Headhunters are looking for:
• sector background,
• functional background,
• diversity of thinking and behaviours (how to avoid group think).

Headhunters need to keep their clients open minded. You need to give them the confidence that you really understand what it’s like to work in a business. Perhaps you have had secondment to the corporate world. You may already be sitting in on many company boards through your clients. Make sure you highlight these things.

Lawyers tend to be
• incisive – taking in lots of information and coming out with salient points in the meetings
• good at writing professionally, good communicators
• independent minded
• learning oriented (if you don’t want to learn you are switching off from the world).
• agile thinkers.

You need to evaluate how a role will fit in with other things you are currently doing? Are their existing conflicts. Can you add value? Keep an open mind as to size. Start ups and smaller companies can be very exciting. Make sure you can commit the time.

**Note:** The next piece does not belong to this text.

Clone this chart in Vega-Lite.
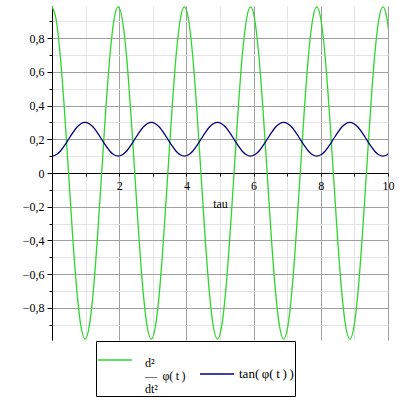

If you are successful in attaining your first role – don’t build your portfolio too quickly. Three terms of three years is reducing. The average is now 4.2 years. Get a feel for your first role before moving on to the next. Keep your contacts and build a rhythm into your second role.

Be purposeful. Let people know what you’re great at and what you want to do. Listen to how you feel – make sure it is the right organisation for you. Something you can feel passionate about. Make a difference.

How to start with headhunters? Making contact with partners is the best but who the senior researcher is matters – contact them if you don’t get through to the partner. Use vicarious branding. Great researchers will influence.

NED courses: FT run courses which has received mixed reviews. It makes no difference to securing a role. But it is something that shows commitment as a minimum. The Institute of Directors, Spencer Stuart and Cranfield also run courses.

Stay networked to help too with the referencing by the headhunters. Advocacy by others works. Remember headhunters need to minimise their risk.